Prime Minister Arthur stressed that the Community will undertake both actions simultaneously to ensure that the Region has a single market that is equitable. He underscored the importance of the Development Fund by noting that the provisions of the Revised Treaty of Chaguaramas recognises that special and differential treatment should be accorded to specific countries, regions and sectors.

“You cannot have a two track approach to integration. We need to bring it together properly. In so doing, we have to make sure that as we create a Single Market, there is space in which countries that start as being unequal can contemplate on sharing on a equitable basis,” said Prime Minister Arthur.

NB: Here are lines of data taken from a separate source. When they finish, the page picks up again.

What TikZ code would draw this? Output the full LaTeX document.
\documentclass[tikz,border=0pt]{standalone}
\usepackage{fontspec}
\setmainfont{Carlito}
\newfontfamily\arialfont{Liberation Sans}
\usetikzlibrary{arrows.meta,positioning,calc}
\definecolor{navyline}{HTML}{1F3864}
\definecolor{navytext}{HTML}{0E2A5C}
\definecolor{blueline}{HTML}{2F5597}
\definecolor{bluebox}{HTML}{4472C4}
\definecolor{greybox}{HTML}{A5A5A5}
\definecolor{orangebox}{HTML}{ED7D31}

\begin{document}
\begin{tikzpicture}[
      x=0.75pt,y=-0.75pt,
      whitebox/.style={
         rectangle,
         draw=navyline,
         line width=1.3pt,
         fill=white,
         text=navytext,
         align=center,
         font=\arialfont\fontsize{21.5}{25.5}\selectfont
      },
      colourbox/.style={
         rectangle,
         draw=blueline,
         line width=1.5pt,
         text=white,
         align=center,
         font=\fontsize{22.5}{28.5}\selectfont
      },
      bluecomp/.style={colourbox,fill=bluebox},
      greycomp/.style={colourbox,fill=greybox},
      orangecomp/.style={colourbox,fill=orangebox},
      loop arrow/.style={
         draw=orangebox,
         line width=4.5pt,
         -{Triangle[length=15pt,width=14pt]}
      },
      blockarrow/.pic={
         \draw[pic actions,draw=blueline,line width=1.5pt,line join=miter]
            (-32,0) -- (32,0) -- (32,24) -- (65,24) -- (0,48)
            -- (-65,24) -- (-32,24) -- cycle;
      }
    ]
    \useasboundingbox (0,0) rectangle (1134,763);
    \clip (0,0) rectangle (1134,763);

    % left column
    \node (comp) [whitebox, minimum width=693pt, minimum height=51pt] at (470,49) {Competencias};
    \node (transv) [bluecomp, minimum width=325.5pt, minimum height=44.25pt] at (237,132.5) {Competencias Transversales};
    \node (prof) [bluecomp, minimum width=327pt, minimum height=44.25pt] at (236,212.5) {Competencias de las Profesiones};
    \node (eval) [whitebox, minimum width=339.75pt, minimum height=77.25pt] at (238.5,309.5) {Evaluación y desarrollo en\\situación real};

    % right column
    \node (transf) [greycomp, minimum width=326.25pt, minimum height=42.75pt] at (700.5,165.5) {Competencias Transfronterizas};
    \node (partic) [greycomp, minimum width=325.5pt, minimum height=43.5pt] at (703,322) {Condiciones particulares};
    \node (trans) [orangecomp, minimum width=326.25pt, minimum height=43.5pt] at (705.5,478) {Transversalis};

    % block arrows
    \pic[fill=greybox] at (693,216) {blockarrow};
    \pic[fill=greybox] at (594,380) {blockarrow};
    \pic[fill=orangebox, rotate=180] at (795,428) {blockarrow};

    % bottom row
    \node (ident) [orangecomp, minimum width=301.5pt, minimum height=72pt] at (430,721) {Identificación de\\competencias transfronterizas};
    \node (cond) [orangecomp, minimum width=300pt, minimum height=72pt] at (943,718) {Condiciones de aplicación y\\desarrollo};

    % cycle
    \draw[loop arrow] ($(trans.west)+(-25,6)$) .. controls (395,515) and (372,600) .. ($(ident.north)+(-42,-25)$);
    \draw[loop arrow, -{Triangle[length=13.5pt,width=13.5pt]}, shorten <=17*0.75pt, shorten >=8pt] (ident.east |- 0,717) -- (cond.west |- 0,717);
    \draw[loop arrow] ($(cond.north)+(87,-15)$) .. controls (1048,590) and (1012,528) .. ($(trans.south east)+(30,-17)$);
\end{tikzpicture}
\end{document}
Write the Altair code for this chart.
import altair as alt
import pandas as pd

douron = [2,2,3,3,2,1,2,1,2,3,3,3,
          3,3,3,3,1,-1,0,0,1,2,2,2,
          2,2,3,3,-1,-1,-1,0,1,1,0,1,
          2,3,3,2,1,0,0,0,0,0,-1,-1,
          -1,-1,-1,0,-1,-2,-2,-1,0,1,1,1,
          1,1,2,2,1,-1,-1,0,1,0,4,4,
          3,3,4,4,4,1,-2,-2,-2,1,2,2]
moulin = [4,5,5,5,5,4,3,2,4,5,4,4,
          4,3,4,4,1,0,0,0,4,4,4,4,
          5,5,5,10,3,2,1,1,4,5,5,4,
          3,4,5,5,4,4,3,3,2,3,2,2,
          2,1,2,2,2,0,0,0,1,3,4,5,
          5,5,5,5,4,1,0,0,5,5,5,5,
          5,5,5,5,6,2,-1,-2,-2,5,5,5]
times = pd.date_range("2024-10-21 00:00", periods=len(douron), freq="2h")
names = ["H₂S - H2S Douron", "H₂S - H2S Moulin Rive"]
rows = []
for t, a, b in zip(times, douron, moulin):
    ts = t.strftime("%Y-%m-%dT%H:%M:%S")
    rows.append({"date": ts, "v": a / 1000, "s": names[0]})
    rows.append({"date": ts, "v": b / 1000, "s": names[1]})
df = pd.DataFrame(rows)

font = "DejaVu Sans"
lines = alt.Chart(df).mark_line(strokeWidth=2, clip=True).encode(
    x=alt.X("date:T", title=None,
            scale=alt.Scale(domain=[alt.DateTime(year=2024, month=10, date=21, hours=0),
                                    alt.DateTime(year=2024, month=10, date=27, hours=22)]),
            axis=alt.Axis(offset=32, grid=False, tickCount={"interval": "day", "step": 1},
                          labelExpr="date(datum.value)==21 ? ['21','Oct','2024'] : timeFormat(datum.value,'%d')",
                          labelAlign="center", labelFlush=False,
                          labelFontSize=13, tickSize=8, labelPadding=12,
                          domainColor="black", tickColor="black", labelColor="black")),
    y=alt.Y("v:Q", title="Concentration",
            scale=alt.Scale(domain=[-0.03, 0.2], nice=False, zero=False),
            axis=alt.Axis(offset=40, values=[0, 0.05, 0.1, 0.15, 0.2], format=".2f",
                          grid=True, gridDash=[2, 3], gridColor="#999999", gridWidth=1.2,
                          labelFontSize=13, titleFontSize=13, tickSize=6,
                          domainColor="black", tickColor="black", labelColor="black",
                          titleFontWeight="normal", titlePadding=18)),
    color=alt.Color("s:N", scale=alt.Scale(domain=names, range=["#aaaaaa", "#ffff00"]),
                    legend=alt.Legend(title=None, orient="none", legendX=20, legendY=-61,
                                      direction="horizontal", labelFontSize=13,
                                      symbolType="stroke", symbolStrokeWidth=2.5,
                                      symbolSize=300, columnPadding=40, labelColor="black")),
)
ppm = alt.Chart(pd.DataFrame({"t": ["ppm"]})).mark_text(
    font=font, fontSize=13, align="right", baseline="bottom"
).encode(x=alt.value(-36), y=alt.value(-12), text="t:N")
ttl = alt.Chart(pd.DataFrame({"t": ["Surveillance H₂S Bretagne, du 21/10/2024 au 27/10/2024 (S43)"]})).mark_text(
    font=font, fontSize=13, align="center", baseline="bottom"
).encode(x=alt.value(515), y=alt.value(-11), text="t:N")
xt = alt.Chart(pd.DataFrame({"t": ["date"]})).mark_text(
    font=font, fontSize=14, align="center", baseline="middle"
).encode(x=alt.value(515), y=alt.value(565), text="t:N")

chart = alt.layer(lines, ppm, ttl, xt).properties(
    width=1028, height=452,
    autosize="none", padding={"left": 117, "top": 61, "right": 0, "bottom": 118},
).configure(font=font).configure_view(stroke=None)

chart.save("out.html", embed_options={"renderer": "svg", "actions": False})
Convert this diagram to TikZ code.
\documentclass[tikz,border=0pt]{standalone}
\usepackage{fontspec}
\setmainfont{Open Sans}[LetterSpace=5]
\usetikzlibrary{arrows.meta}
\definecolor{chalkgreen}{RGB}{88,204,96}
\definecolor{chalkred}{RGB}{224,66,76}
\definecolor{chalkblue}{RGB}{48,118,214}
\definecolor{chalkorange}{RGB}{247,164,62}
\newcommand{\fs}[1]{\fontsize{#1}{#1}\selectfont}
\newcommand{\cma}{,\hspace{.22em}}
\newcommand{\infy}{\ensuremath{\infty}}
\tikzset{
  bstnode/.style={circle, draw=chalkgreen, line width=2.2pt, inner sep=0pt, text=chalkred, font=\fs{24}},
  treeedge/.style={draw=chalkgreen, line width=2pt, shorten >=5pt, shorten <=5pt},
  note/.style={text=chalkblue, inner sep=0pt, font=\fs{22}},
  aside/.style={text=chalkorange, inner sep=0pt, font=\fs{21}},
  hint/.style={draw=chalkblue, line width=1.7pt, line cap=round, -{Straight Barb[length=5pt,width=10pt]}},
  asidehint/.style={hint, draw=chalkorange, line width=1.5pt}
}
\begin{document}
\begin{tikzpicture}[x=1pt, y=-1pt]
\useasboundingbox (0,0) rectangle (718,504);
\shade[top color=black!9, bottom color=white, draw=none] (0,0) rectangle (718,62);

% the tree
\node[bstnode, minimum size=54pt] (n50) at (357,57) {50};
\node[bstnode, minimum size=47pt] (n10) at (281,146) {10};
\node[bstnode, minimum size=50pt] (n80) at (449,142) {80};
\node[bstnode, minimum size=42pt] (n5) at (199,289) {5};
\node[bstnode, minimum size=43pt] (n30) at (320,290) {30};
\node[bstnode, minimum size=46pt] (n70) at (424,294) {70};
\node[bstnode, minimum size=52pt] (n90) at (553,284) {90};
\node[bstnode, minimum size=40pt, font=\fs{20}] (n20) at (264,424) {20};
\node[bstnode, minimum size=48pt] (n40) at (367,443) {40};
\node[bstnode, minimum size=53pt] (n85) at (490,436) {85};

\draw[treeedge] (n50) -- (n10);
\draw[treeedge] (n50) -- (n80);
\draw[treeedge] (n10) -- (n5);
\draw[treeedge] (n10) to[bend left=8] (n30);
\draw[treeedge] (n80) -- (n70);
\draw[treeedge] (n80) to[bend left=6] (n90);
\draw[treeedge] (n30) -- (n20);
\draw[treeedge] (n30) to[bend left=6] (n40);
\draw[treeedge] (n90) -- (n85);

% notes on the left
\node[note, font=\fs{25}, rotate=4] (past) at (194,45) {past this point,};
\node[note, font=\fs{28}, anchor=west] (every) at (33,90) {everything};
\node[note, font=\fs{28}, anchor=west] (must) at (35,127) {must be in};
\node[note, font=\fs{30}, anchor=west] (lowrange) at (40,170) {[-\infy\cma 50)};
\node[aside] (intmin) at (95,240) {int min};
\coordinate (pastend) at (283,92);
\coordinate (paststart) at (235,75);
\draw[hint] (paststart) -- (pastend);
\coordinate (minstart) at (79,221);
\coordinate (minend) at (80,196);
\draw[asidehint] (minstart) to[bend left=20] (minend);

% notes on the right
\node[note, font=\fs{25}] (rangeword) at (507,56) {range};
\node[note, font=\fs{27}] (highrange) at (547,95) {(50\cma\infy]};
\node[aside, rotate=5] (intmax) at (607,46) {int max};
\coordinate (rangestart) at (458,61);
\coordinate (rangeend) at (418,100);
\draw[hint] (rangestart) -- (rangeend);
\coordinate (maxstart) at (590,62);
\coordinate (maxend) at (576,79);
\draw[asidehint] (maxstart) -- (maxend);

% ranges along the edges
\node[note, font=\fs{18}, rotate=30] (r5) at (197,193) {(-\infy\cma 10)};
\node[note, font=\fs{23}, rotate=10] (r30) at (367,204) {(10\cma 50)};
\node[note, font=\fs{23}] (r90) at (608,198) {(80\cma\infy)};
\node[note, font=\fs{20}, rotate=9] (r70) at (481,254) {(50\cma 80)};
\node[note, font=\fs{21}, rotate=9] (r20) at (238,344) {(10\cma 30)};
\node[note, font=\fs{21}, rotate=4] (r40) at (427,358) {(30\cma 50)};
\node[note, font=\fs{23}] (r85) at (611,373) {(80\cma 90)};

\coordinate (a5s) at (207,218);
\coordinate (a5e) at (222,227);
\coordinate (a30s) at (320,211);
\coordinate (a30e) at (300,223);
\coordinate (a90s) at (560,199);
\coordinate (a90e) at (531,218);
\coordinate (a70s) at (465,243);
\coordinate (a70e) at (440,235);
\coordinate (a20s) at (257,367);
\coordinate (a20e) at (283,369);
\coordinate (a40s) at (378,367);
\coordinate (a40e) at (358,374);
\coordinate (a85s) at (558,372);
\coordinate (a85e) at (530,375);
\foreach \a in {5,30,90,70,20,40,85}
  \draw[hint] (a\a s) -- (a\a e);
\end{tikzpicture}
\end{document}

He further stated, “CARICOM cannot be a coalition of unequals. The purpose of a Single Market and Single Economy is to provide us with the instrument for equitable Caribbean development. We can create a Single Market with Member States contributing to the process, simply through our parliaments removing the restrictions.”

In order for the Region to become Single Market ready by December 2005, it has developed a programme to remove approximately 400 restrictions to give effect to the process.